Gameplay in Carmageddon: Max Damage relies quite heavily on the use of PUP’s to succeed in events and whilst success is possible without them, the game becomes a whole lot more challenging should you decide your good enough without them. Before I had learnt the importance of what was laying around the next corner to aid in my destructive streak, I had experienced several occasions in which driving forwards and backwards into enemies over and over just to see the satisfying ‘Opponent wrecked’ message quickly turned repetitive due to the amount of health each car has. However, with the right amount of luck, players can see a PUP gift them one-hit kills on anything in their way. This can really turn the tide of a battle should someone who may have been winning miss the opportunity to grab the deadly items first.
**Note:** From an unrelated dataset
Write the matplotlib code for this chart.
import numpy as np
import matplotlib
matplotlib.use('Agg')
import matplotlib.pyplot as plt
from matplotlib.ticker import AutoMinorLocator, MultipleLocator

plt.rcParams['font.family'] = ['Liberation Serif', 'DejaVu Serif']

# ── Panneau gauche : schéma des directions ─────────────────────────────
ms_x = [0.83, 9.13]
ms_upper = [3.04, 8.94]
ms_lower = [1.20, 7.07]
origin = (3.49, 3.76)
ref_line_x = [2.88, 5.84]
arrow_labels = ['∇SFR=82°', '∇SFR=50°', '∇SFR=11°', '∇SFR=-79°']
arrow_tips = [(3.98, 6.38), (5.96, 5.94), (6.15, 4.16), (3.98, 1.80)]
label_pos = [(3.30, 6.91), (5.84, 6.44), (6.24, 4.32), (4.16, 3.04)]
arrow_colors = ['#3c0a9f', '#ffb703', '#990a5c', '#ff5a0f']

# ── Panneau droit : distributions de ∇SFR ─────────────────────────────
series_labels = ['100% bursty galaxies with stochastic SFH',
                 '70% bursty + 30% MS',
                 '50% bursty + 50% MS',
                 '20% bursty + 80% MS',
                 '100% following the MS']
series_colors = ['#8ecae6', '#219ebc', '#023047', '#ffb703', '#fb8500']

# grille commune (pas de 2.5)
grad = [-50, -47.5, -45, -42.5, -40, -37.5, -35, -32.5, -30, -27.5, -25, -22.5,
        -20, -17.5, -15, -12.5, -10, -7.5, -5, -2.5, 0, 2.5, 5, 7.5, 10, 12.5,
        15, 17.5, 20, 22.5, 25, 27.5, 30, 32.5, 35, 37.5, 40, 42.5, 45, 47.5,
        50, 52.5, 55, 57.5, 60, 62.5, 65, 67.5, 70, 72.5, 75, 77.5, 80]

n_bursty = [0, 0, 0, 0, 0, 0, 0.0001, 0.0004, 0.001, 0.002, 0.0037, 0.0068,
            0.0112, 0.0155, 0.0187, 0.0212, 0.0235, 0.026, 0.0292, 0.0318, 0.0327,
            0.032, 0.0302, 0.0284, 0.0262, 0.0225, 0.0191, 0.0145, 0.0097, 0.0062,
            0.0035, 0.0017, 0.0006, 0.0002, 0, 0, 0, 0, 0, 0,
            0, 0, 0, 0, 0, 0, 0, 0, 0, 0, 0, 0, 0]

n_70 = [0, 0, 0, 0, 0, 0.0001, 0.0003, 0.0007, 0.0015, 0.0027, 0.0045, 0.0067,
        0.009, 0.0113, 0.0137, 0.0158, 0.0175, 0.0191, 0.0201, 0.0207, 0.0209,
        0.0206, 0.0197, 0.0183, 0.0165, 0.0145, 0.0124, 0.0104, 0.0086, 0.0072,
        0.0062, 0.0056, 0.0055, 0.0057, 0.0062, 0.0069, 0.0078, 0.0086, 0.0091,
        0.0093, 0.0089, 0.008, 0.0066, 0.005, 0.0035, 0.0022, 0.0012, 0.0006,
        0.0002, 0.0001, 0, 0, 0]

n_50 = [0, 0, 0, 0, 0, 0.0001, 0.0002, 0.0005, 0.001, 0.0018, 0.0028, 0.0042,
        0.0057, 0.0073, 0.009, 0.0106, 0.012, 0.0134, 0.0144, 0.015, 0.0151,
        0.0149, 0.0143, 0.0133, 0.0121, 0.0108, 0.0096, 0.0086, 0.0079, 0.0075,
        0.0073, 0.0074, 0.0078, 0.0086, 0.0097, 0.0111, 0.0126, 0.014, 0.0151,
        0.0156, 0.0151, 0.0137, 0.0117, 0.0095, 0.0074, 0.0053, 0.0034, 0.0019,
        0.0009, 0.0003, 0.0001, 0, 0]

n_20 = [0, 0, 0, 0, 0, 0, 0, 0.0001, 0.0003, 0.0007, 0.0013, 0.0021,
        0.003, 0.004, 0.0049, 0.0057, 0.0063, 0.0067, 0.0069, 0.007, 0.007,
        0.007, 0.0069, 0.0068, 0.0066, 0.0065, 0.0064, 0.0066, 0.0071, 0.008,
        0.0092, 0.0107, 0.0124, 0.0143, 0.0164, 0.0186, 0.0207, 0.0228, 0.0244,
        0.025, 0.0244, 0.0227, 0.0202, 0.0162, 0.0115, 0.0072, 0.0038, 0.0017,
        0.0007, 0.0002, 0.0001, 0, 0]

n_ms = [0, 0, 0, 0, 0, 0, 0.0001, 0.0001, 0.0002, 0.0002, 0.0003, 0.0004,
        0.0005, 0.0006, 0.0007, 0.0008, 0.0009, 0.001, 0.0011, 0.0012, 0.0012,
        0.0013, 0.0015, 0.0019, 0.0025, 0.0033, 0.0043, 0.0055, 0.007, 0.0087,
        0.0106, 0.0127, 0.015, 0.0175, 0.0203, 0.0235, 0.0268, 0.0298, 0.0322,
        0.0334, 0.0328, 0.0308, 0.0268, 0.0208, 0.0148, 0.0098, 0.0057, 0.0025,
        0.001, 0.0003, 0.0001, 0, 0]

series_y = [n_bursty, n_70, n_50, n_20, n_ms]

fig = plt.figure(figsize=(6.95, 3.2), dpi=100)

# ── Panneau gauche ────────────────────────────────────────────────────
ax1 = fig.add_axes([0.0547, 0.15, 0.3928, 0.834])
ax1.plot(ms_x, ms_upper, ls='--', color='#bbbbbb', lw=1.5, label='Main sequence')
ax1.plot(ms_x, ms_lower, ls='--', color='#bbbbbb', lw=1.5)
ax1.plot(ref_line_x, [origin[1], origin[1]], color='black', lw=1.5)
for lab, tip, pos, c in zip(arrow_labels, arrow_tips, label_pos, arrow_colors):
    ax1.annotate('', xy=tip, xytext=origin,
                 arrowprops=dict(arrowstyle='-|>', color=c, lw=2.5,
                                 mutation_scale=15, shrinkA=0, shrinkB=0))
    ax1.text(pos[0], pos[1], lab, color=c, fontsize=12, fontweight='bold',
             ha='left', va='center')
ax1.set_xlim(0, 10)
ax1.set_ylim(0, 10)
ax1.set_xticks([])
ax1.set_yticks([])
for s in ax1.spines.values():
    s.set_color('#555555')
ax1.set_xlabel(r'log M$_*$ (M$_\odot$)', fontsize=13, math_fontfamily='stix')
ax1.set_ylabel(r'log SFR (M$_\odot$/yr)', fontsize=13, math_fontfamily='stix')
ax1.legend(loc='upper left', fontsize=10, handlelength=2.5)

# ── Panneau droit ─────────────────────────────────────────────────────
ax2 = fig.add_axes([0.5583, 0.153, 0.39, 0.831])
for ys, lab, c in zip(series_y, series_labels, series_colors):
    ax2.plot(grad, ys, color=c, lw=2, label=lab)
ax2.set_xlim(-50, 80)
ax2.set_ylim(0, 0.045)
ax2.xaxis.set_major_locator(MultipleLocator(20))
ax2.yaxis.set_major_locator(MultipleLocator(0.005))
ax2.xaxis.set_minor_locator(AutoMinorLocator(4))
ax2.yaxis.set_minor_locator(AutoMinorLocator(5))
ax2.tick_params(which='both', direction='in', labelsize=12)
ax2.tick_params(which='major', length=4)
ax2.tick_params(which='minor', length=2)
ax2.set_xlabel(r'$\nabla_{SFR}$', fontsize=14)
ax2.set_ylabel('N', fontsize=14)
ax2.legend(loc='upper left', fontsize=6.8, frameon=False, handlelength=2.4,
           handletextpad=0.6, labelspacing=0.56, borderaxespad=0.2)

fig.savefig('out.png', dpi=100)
One thing that really deserves the spotlight is the type of humour Stainless Games have put into the game. Whilst many may find criticism in the lack of sensitivity given to plenty of topics, there will be many that find the content rather refreshing. Events can such as Ped Chase and Classic Carma will see players hunting down pedestrians in order to take the victory, but not all the targets will be of the usual appearance found in most games. Peds in Carmageddon range from the fit and healthy to the old and disabled – some may well not even be human at all – with animals happily thrown into the mix by the guys at Stainless Games. Just five minutes into my first event I had found myself knocking down wheelchairs and exploding the heads off the elderly with nothing but a large number of points as my reward. The various loading screens throughout the game are another way in which the developers have indulged in adding some comedic value to the otherwise aggressive nature of the game with jokes and references made about various topics often considered taboo in gaming.
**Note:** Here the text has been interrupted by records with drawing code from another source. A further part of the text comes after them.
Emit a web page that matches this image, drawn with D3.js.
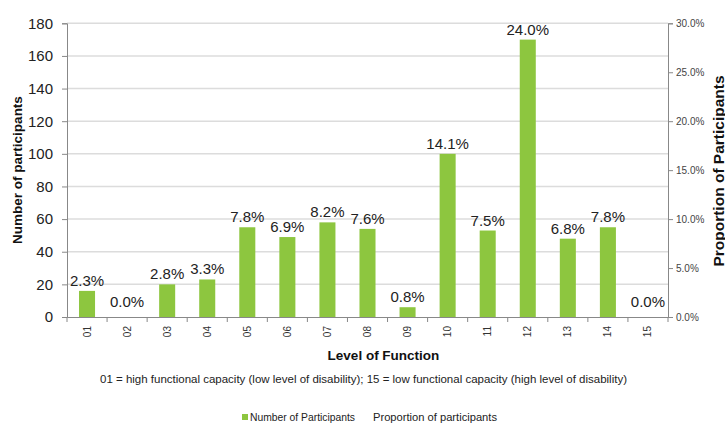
<!DOCTYPE html>
<html><head><meta charset="utf-8">
<script src="https://cdn.jsdelivr.net/npm/d3@7"></script>
<style>body{margin:0;background:#fff}svg{display:block;font-family:"Liberation Sans",Arial,sans-serif}</style>
</head><body>
<svg id="chart" width="725" height="430"></svg>
<script>
const categories = ["01","02","03","04","05","06","07","08","09","10","11","12","13","14","15"];
const participants = [16,0,20,23,55,49,58,54,6,100,53,170,48,55,0];
const proportions = [2.3,0.0,2.8,3.3,7.8,6.9,8.2,7.6,0.8,14.1,7.5,24.0,6.8,7.8,0.0];
const leftTicks = [0,20,40,60,80,100,120,140,160,180];
const rightTicks = [0,0.05,0.10,0.15,0.20,0.25,0.30];

const svg = d3.select("#chart");
const L = 67, R = 668, T = 23.3, B = 317;
const x = d3.scaleBand().domain(categories).range([L,R]).paddingInner(0.6).paddingOuter(0.3);
const y = d3.scaleLinear().domain([0,180]).range([B,T]);
const y2 = d3.scaleLinear().domain([0,0.30]).range([B,T]);

// gridlines
svg.append("g").selectAll("line").data(leftTicks.filter(d=>d>0)).join("line")
  .attr("x1",L).attr("x2",R).attr("y1",d=>y(d)).attr("y2",d=>y(d))
  .attr("stroke","#dcdcdc").attr("stroke-width",1.5);

// bars
svg.append("g").selectAll("rect").data(participants).join("rect")
  .attr("x",(d,i)=>x(categories[i])).attr("width",x.bandwidth())
  .attr("y",d=>y(d)).attr("height",d=>B-y(d)).attr("fill","#8dc63f");

// left axis
const gl = svg.append("g").attr("transform",`translate(${L},0)`)
  .call(d3.axisLeft(y).tickValues(leftTicks).tickSize(5).tickPadding(9));
gl.selectAll("path,line").attr("stroke","#888");
gl.selectAll("text").attr("font-size",15).attr("fill","#222").attr("font-family","Liberation Sans, Arial, sans-serif");

// right axis
const gr = svg.append("g").attr("transform",`translate(${R},0)`)
  .call(d3.axisRight(y2).tickValues(rightTicks).tickFormat(d3.format(".1%")).tickSize(5).tickPadding(3));
gr.selectAll("path,line").attr("stroke","#888");
gr.selectAll("text").attr("font-size",10).attr("fill","#444").attr("font-family","Liberation Sans, Arial, sans-serif");

// bottom axis
const gb = svg.append("g").attr("transform",`translate(0,${B})`)
  .call(d3.axisBottom(x).tickSize(0).tickPadding(0));
gb.select("path").attr("stroke","#888");
gb.selectAll("text").attr("font-size",10).attr("fill","#333")
  .attr("font-family","Liberation Sans, Arial, sans-serif")
  .attr("transform","rotate(-90)").attr("text-anchor","end")
  .attr("x",-9).attr("y",0).attr("dy","0.35em");
const bounds = d3.range(categories.length+1).map(i=>L+i*x.step());
gb.selectAll("line.bnd").data(bounds).join("line").attr("class","bnd")
  .attr("x1",d=>d).attr("x2",d=>d).attr("y1",0).attr("y2",5).attr("stroke","#888");

// value labels
svg.append("g").selectAll("text").data(proportions).join("text")
  .attr("x",(d,i)=>x(categories[i])+x.bandwidth()/2)
  .attr("y",(d,i)=>Math.min(y(participants[i])-5, B-10))
  .attr("text-anchor","middle").attr("font-size",15).attr("fill","#222")
  .text(d=>d.toFixed(1)+"%");

// axis titles
svg.append("text").attr("transform",`translate(22,170) rotate(-90)`).attr("text-anchor","middle")
  .attr("font-size",13.5).attr("font-weight","bold").attr("fill","#111").text("Number of participants");
svg.append("text").attr("transform",`translate(723.5,171) rotate(-90)`).attr("text-anchor","middle")
  .attr("font-size",15.5).attr("font-weight","bold").attr("fill","#111").text("Proportion of Participants");
svg.append("text").attr("x",383.5).attr("y",360).attr("text-anchor","middle")
  .attr("font-size",13.5).attr("font-weight","bold").attr("fill","#111").text("Level of Function");
svg.append("text").attr("x",100).attr("y",383).attr("font-size",11).attr("fill","#222")
  .attr("textLength",527).attr("lengthAdjust","spacingAndGlyphs")
  .text("01 = high functional capacity (low level of disability); 15 = low functional capacity (high level of disability)");

// legend
svg.append("rect").attr("x",242).attr("y",414).attr("width",6).attr("height",6).attr("fill","#8dc63f");
svg.append("text").attr("x",250).attr("y",420.5).attr("font-size",10.5).attr("fill","#222")
  .attr("textLength",105).attr("lengthAdjust","spacingAndGlyphs").text("Number of Participants");
svg.append("text").attr("x",373).attr("y",420.5).attr("font-size",10.5).attr("fill","#222")
  .attr("textLength",124).attr("lengthAdjust","spacingAndGlyphs").text("Proportion of participants");
</script>
</body></html>
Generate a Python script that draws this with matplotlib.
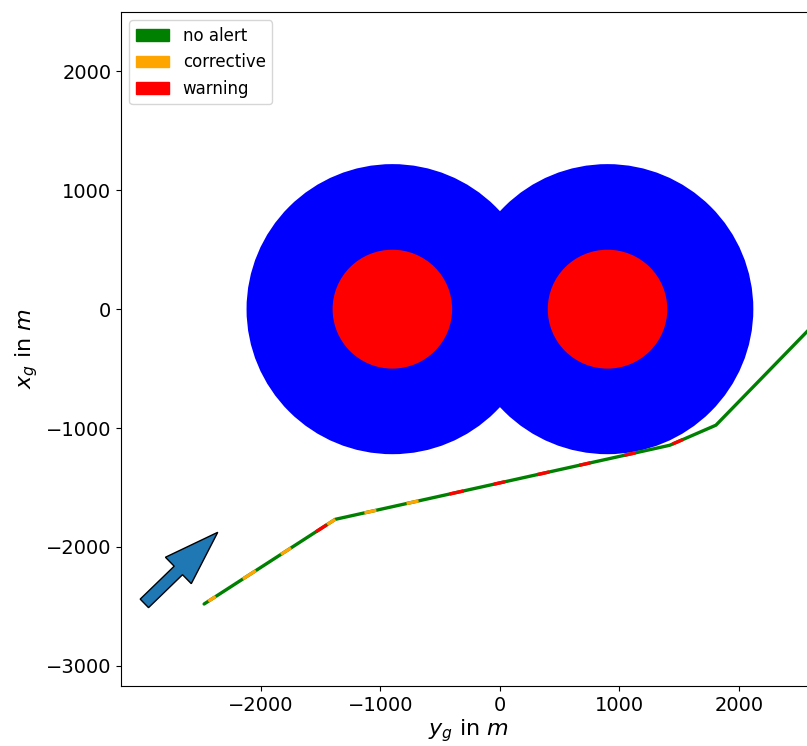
import numpy as np
import matplotlib
matplotlib.use("Agg")
import matplotlib.pyplot as plt
from matplotlib.patches import Circle, Patch

# Trajectory waypoints (y_g on horizontal axis, x_g on vertical axis)
path_yg = [-2475, -1378, 1420, 1807, 2800]
path_xg = [-2480, -1768, -1145, -976, 50]

# Alert intervals along the path, given as y_g ranges
corrective_start = [-2440, -2151, -1832, -1445, -1134, -781]
corrective_end = [-2378, -2042, -1748, -1378, -1034, -681]
warning_start = [-1538, -420, -50, 311, 664, 1042, 1445]
warning_end = [-1450, -303, 42, 412, 756, 1134, 1529]

# Obstacle circles
circle_centers_yg = [-900, 900]
circle_centers_xg = [0, 0]
outer_radius = 1220
inner_radius = 500

# Direction arrow
arrow_tail = (-2975, -2475)
arrow_tip = (-2361, -1877)

fig = plt.figure(figsize=(8.07, 7.46), dpi=100)
ax = fig.add_axes([0.150, 0.0804, 0.862, 0.9036])

for cy, cx in zip(circle_centers_yg, circle_centers_xg):
    ax.add_patch(Circle((cy, cx), outer_radius, color='blue', zorder=1, lw=0))
    ax.add_patch(Circle((cy, cx), inner_radius, color='red', zorder=1.5, lw=0))

py = np.array(path_yg, float)
px = np.array(path_xg, float)
LW = 2.4
ax.plot(py, px, color='green', lw=LW, zorder=3, solid_capstyle='round')


def piece(a, b):
    inner = py[(py > a) & (py < b)]
    ys = np.concatenate([[a], inner, [b]])
    xs = np.interp(ys, py, px)
    return ys, xs


for a, b in zip(corrective_start, corrective_end):
    ys, xs = piece(a, b)
    ax.plot(ys, xs, color='orange', lw=LW, zorder=4, solid_capstyle='butt')
for a, b in zip(warning_start, warning_end):
    ys, xs = piece(a, b)
    ax.plot(ys, xs, color='red', lw=LW, zorder=4, solid_capstyle='butt')

ax.arrow(arrow_tail[0], arrow_tail[1], arrow_tip[0] - arrow_tail[0], arrow_tip[1] - arrow_tail[1],
         width=100, head_width=310, head_length=460, length_includes_head=True,
         fc='#1f77b4', ec='black', lw=1, zorder=5)

ax.set_xlim(-3170, 2650)
ax.set_ylim(-3170, 2500)
ax.set_xticks([-2000, -1000, 0, 1000, 2000])
ax.set_yticks([-3000, -2000, -1000, 0, 1000, 2000])
ax.tick_params(labelsize=14)
ax.set_xlabel('$y_g$ in $m$', fontsize=16, labelpad=2)
ax.set_ylabel('$x_g$ in $m$', fontsize=16)

handles = [Patch(color='green', label='no alert'),
           Patch(color='orange', label='corrective'),
           Patch(color='red', label='warning')]
ax.legend(handles=handles, loc='upper left', fontsize=12)

fig.savefig('out.png', dpi=100)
Even with the dark humour and insensitive content, Stainless Games have done a great job to ensure that at no point does the game feel too serious or overbearing and those long term fans of the franchise will be happy to see Carmageddon: Max Damage return – with the classic and enjoyable gameplay available throughout.
Other than the campaign, other ways to play include a multiplayer offering along with a free play mode. In free play, players are able to play through any of the levels that have been played and completed in the campaign mode once more without the hassle of worrying about saving points for career progression.
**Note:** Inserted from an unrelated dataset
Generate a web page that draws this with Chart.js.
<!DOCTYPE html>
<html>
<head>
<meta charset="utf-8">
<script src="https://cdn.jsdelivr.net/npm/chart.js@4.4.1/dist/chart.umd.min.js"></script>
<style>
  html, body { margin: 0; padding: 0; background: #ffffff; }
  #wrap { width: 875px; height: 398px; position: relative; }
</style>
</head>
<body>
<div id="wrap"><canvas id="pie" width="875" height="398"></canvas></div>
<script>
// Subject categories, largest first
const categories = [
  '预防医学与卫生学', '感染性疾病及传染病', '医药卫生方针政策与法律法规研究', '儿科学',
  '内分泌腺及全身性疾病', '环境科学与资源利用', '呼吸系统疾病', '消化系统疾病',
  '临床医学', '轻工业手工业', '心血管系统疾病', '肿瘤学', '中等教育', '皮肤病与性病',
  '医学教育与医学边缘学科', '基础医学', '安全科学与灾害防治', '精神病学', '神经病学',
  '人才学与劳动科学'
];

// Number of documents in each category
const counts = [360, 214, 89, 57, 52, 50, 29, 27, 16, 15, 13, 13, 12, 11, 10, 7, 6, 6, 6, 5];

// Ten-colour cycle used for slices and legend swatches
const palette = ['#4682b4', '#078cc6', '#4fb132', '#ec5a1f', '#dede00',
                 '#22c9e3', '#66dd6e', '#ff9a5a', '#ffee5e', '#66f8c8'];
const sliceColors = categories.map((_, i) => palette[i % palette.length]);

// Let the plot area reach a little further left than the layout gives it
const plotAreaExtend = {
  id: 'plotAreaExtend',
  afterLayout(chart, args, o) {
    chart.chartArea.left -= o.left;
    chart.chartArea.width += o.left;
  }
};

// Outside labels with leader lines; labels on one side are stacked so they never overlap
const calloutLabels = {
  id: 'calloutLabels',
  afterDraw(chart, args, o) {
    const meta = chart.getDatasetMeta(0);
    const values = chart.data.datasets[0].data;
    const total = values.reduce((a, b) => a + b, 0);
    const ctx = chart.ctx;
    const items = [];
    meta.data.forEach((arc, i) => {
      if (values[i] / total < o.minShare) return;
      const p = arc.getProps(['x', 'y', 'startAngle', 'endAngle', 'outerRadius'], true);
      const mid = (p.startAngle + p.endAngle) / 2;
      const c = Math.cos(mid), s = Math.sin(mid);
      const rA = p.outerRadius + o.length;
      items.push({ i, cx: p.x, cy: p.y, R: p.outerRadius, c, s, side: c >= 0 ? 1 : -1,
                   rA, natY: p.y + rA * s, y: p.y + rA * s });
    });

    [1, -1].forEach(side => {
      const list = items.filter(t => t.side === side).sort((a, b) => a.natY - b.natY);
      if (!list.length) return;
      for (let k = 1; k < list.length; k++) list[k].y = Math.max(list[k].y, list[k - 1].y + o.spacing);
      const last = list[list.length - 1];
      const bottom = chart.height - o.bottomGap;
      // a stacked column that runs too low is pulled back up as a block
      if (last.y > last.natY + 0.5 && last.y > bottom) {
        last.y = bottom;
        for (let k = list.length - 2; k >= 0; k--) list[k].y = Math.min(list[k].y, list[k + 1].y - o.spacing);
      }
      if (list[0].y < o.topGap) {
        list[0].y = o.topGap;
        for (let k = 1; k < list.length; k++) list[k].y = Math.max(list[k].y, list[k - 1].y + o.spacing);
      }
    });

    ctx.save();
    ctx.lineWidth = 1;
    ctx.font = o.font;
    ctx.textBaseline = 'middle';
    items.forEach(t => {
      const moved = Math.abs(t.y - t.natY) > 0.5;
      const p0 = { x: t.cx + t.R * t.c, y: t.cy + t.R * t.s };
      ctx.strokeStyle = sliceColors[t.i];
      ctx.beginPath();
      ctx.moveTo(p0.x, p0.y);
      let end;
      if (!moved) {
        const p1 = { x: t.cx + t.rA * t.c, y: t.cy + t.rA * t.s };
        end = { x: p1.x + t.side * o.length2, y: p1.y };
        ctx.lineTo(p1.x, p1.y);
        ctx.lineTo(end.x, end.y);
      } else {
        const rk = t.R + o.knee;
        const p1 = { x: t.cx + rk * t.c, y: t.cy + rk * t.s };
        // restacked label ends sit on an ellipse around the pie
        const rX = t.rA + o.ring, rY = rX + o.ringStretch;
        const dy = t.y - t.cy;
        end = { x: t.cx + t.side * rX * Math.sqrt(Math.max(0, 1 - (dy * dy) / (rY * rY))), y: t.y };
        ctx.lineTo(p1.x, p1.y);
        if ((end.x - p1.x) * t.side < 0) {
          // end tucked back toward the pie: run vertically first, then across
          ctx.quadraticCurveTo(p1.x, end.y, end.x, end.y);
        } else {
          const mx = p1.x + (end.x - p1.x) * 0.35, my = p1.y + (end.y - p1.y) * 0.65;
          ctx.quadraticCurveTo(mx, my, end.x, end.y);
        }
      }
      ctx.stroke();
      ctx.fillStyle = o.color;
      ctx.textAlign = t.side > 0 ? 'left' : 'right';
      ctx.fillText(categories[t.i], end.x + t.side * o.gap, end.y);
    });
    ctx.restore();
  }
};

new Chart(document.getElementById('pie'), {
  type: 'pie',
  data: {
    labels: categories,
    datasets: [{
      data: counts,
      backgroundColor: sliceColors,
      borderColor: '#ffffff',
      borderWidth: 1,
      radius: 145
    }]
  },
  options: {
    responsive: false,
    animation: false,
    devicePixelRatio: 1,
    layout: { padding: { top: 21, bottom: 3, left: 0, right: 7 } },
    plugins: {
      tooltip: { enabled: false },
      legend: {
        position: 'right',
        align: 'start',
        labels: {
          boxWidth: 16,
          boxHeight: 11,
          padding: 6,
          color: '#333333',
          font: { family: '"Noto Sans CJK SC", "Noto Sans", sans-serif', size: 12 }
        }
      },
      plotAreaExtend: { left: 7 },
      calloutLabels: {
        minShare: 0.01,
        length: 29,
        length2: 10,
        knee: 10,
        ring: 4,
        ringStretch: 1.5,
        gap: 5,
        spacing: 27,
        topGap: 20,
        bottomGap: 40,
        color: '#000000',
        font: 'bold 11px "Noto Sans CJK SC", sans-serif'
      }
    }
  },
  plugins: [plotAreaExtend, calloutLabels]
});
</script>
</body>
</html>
As for the multiplayer, players are placed into a lobby in which up to six players can join and take part in the various game modes seen throughout the campaign offering. Joining a game is quick and easy and takes just a few minutes to get started and thankfully things get rolling with as little as two players. That’s a plus point because as I write this, it’s rare to see a room fill up. Despite the small number of players currently online, finding a game never takes too long and with Carmageddon providing some of the most enjoyable gameplay this year it seems only a matter of time before servers start to fill out. At least I hope that is the case because it deserves to have plenty of people playing.
Overall, Carmageddon: Max Damage is a truly enjoyable experience, with quick and easy to learn mechanics along with some humorous and wacky gameplay, Stainless Games have created a truly unique experience that, although not suitable for kids, is certainly something that gamers of the slightly older generation would appreciate.